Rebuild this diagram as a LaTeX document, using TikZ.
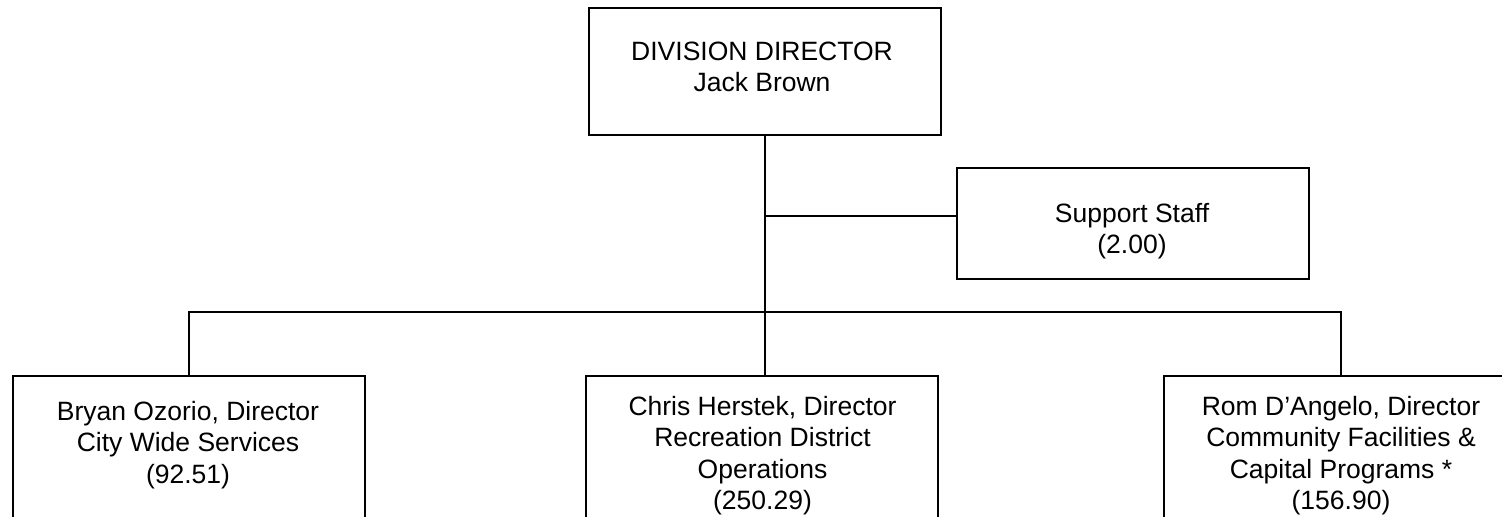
\documentclass[tikz,border=0pt]{standalone}
\usepackage{fontspec}
\setmainfont{Liberation Sans}
\begin{document}
\begin{tikzpicture}[x=0.5pt,y=-0.5pt,
  box/.style={draw=black,line width=0.8pt,rectangle,inner sep=0pt},
  lbl/.style={align=center,inner sep=0pt,anchor=base,font=\fontsize{13.25pt}{15.75pt}\selectfont},
  conn/.style={draw=black,line width=0.8pt}]
\useasboundingbox (0,0) rectangle (1502,517);
\clip (0,0) rectangle (1502,517);
% boxes
\node[box,minimum width=176pt,minimum height=63.5pt] (dir) at (765,71.5) {};
\node[box,minimum width=176pt,minimum height=55.5pt] (sup) at (1133,223.5) {};
\node[box,minimum width=176pt,minimum height=100pt] (bry) at (189,476) {};
\node[box,minimum width=176pt,minimum height=100pt] (chr) at (762,476) {};
\node[box,minimum width=177pt,minimum height=100pt] (rom) at (1341,476) {};
% texts (anchored at the baseline of the last line)
\node[lbl] (tdir) at (762,92) {DIVISION DIRECTOR\\Jack Brown};
\node[lbl] (tsup) at (1132,254) {Support Staff\\(2.00)};
\node[lbl] (tbry) at (188,483) {Bryan Ozorio, Director\\City Wide Services\\(92.51)};
\node[lbl] (tchr) at (762.5,509.5) {Chris Herstek, Director\\Recreation District\\Operations\\(250.29)};
\node[lbl] (trom) at (1341,509.5) {Rom D’Angelo, Director\\Community Facilities \&\\Capital Programs *\\(156.90)};
% connectors
\coordinate (j1) at (765,216);
\coordinate (bus) at (765,312);
\draw[conn] (dir.south) -- (dir.south |- chr.north);
\draw[conn] (j1) -- (sup.west |- j1);
\draw[conn] (bry.north) |- (bus) -| (rom.north);
\end{tikzpicture}
\end{document}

= = =

## Exercise directions
Print the listing above in full, exactly as written. Omit any pictures.

## Exercise response
Rebuild this diagram as a LaTeX document, using TikZ.
\documentclass[tikz,border=0pt]{standalone}
\usepackage{fontspec}
\setmainfont{Liberation Sans}
\begin{document}
\begin{tikzpicture}[x=0.5pt,y=-0.5pt,
  box/.style={draw=black,line width=0.8pt,rectangle,inner sep=0pt},
  lbl/.style={align=center,inner sep=0pt,anchor=base,font=\fontsize{13.25pt}{15.75pt}\selectfont},
  conn/.style={draw=black,line width=0.8pt}]
\useasboundingbox (0,0) rectangle (1502,517);
\clip (0,0) rectangle (1502,517);
% boxes
\node[box,minimum width=176pt,minimum height=63.5pt] (dir) at (765,71.5) {};
\node[box,minimum width=176pt,minimum height=55.5pt] (sup) at (1133,223.5) {};
\node[box,minimum width=176pt,minimum height=100pt] (bry) at (189,476) {};
\node[box,minimum width=176pt,minimum height=100pt] (chr) at (762,476) {};
\node[box,minimum width=177pt,minimum height=100pt] (rom) at (1341,476) {};
% texts (anchored at the baseline of the last line)
\node[lbl] (tdir) at (762,92) {DIVISION DIRECTOR\\Jack Brown};
\node[lbl] (tsup) at (1132,254) {Support Staff\\(2.00)};
\node[lbl] (tbry) at (188,483) {Bryan Ozorio, Director\\City Wide Services\\(92.51)};
\node[lbl] (tchr) at (762.5,509.5) {Chris Herstek, Director\\Recreation District\\Operations\\(250.29)};
\node[lbl] (trom) at (1341,509.5) {Rom D’Angelo, Director\\Community Facilities \&\\Capital Programs *\\(156.90)};
% connectors
\coordinate (j1) at (765,216);
\coordinate (bus) at (765,312);
\draw[conn] (dir.south) -- (dir.south |- chr.north);
\draw[conn] (j1) -- (sup.west |- j1);
\draw[conn] (bry.north) |- (bus) -| (rom.north);
\end{tikzpicture}
\end{document}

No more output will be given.